> _Exercise aim_
Retype each line exactly. Skip images.
* Start Supplied material *
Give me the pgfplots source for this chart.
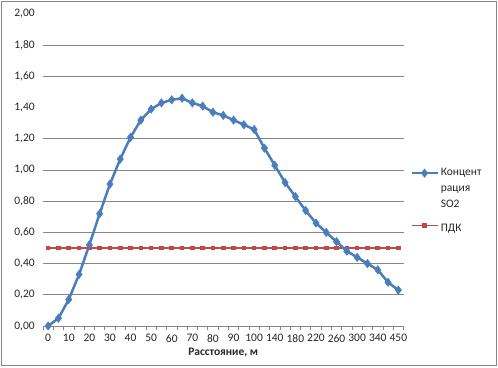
\documentclass[border=0pt]{standalone}
\usepackage{fontspec}
\setmainfont{Carlito}
\usepackage{pgfplots}
\pgfplotsset{compat=1.18}
\definecolor{serblue}{HTML}{4A7EBB}
\definecolor{serred}{HTML}{BE4B48}
\definecolor{gridgray}{HTML}{868686}
\pgfplotstableread{
idx conc pdk
0 0.00 0.5
1 0.05 0.5
2 0.17 0.5
3 0.33 0.5
4 0.52 0.5
5 0.72 0.5
6 0.91 0.5
7 1.07 0.5
8 1.21 0.5
9 1.32 0.5
10 1.39 0.5
11 1.43 0.5
12 1.45 0.5
13 1.46 0.5
14 1.43 0.5
15 1.41 0.5
16 1.37 0.5
17 1.35 0.5
18 1.32 0.5
19 1.29 0.5
20 1.26 0.5
21 1.14 0.5
22 1.03 0.5
23 0.92 0.5
24 0.83 0.5
25 0.74 0.5
26 0.66 0.5
27 0.60 0.5
28 0.54 0.5
29 0.48 0.5
30 0.44 0.5
31 0.40 0.5
32 0.36 0.5
33 0.28 0.5
34 0.23 0.5
}\datatable
\begin{document}
\fontsize{11.5bp}{14bp}\selectfont
\begin{tikzpicture}[x=1bp,y=1bp]
\useasboundingbox (0,0) rectangle (498,367);
\draw[gridgray, line width=0.8bp] (1.5,1.5) rectangle (496.5,365.5);
\begin{axis}[
  at={(43bp,41bp)}, anchor=south west,
  scale only axis, width=360.5bp, height=312bp,
  xmin=-0.5, xmax=34.5, ymin=0, ymax=2,
  axis x line*=bottom, axis y line*=left,
  y axis line style={draw=none},
  x axis line style={gridgray, line width=0.8bp, -},
  xtick={0,2,...,34},
  xticklabels={0,10,20,30,40,50,60,70,80,90,100,140,180,220,260,300,340,450},
  major x tick style={draw=none},
  minor xtick={-0.5,0.5,...,34.5},
  minor x tick style={gridgray, line width=0.8bp},
  minor tick length=4bp,
  tick align=outside,
  ytick={0,0.2,0.4,0.6,0.8,1,1.2,1.4,1.6,1.8,2},
  major y tick style={draw=none},
  /pgf/number format/assume math mode=true,
  y tick label style={/pgf/number format/.cd, fixed, fixed zerofill, precision=2, use comma},
  tick label style={text=black!85, font=\fontsize{11.5bp}{14bp}\selectfont},
  extra y ticks={0.2,0.4,0.6,0.8,1,1.2,1.6,1.8},
  extra y tick labels={},
  extra y tick style={ymajorgrids=true, major y tick style={draw=none}},
  major grid style={gridgray, line width=0.8bp},
  xlabel={\textbf{Расстояние, м}},
  xlabel style={font=\fontsize{11.5bp}{14bp}\selectfont, text=black!85, yshift=2bp},
  legend style={at={(1.01,0.4)}, anchor=west, draw=none, fill=none,
    font=\fontsize{11.5bp}{14bp}\selectfont, text=black!85, row sep=0bp,
    nodes={text height=8.5bp, text depth=3bp, inner ysep=2.25bp}},
  legend cell align=left,
  legend image code/.code={\draw[mark repeat=2,mark phase=2,#1] plot coordinates {(0bp,0bp)(13bp,0bp)(26bp,0bp)};},
  clip=false,
]
\addlegendimage{serblue, line width=2.5bp, mark=diamond*, mark size=4.2bp, mark options={solid, fill=serblue, draw=serblue, line width=0.5bp}}
\addlegendentry{Концент}
\addlegendimage{empty legend}
\addlegendentry{рация}
\addlegendimage{empty legend}
\addlegendentry{SO2}
\addlegendimage{serred, line width=1.2bp, mark=square*, mark size=1.7bp, mark options={solid, fill=serred, draw=serred}}
\addlegendentry[text height=16.5bp]{ПДК}
\addplot[forget plot, serred, line width=1.2bp, mark=square*, mark size=1.7bp, mark options={solid, fill=serred, draw=serred}] table[x=idx, y=pdk] {\datatable};
\addplot[forget plot, serblue, line width=2.5bp, mark=diamond*, mark size=4.2bp, mark options={solid, fill=serblue, draw=serblue, line width=0.5bp}] table[x=idx, y=conc] {\datatable};
\end{axis}
\end{tikzpicture}
\end{document}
* End Supplied material *
> _Output of the exercise_
Give me the pgfplots source for this chart.
\documentclass[border=0pt]{standalone}
\usepackage{fontspec}
\setmainfont{Carlito}
\usepackage{pgfplots}
\pgfplotsset{compat=1.18}
\definecolor{serblue}{HTML}{4A7EBB}
\definecolor{serred}{HTML}{BE4B48}
\definecolor{gridgray}{HTML}{868686}
\pgfplotstableread{
idx conc pdk
0 0.00 0.5
1 0.05 0.5
2 0.17 0.5
3 0.33 0.5
4 0.52 0.5
5 0.72 0.5
6 0.91 0.5
7 1.07 0.5
8 1.21 0.5
9 1.32 0.5
10 1.39 0.5
11 1.43 0.5
12 1.45 0.5
13 1.46 0.5
14 1.43 0.5
15 1.41 0.5
16 1.37 0.5
17 1.35 0.5
18 1.32 0.5
19 1.29 0.5
20 1.26 0.5
21 1.14 0.5
22 1.03 0.5
23 0.92 0.5
24 0.83 0.5
25 0.74 0.5
26 0.66 0.5
27 0.60 0.5
28 0.54 0.5
29 0.48 0.5
30 0.44 0.5
31 0.40 0.5
32 0.36 0.5
33 0.28 0.5
34 0.23 0.5
}\datatable
\begin{document}
\fontsize{11.5bp}{14bp}\selectfont
\begin{tikzpicture}[x=1bp,y=1bp]
\useasboundingbox (0,0) rectangle (498,367);
\draw[gridgray, line width=0.8bp] (1.5,1.5) rectangle (496.5,365.5);
\begin{axis}[
  at={(43bp,41bp)}, anchor=south west,
  scale only axis, width=360.5bp, height=312bp,
  xmin=-0.5, xmax=34.5, ymin=0, ymax=2,
  axis x line*=bottom, axis y line*=left,
  y axis line style={draw=none},
  x axis line style={gridgray, line width=0.8bp, -},
  xtick={0,2,...,34},
  xticklabels={0,10,20,30,40,50,60,70,80,90,100,140,180,220,260,300,340,450},
  major x tick style={draw=none},
  minor xtick={-0.5,0.5,...,34.5},
  minor x tick style={gridgray, line width=0.8bp},
  minor tick length=4bp,
  tick align=outside,
  ytick={0,0.2,0.4,0.6,0.8,1,1.2,1.4,1.6,1.8,2},
  major y tick style={draw=none},
  /pgf/number format/assume math mode=true,
  y tick label style={/pgf/number format/.cd, fixed, fixed zerofill, precision=2, use comma},
  tick label style={text=black!85, font=\fontsize{11.5bp}{14bp}\selectfont},
  extra y ticks={0.2,0.4,0.6,0.8,1,1.2,1.6,1.8},
  extra y tick labels={},
  extra y tick style={ymajorgrids=true, major y tick style={draw=none}},
  major grid style={gridgray, line width=0.8bp},
  xlabel={\textbf{Расстояние, м}},
  xlabel style={font=\fontsize{11.5bp}{14bp}\selectfont, text=black!85, yshift=2bp},
  legend style={at={(1.01,0.4)}, anchor=west, draw=none, fill=none,
    font=\fontsize{11.5bp}{14bp}\selectfont, text=black!85, row sep=0bp,
    nodes={text height=8.5bp, text depth=3bp, inner ysep=2.25bp}},
  legend cell align=left,
  legend image code/.code={\draw[mark repeat=2,mark phase=2,#1] plot coordinates {(0bp,0bp)(13bp,0bp)(26bp,0bp)};},
  clip=false,
]
\addlegendimage{serblue, line width=2.5bp, mark=diamond*, mark size=4.2bp, mark options={solid, fill=serblue, draw=serblue, line width=0.5bp}}
\addlegendentry{Концент}
\addlegendimage{empty legend}
\addlegendentry{рация}
\addlegendimage{empty legend}
\addlegendentry{SO2}
\addlegendimage{serred, line width=1.2bp, mark=square*, mark size=1.7bp, mark options={solid, fill=serred, draw=serred}}
\addlegendentry[text height=16.5bp]{ПДК}
\addplot[forget plot, serred, line width=1.2bp, mark=square*, mark size=1.7bp, mark options={solid, fill=serred, draw=serred}] table[x=idx, y=pdk] {\datatable};
\addplot[forget plot, serblue, line width=2.5bp, mark=diamond*, mark size=4.2bp, mark options={solid, fill=serblue, draw=serblue, line width=0.5bp}] table[x=idx, y=conc] {\datatable};
\end{axis}
\end{tikzpicture}
\end{document}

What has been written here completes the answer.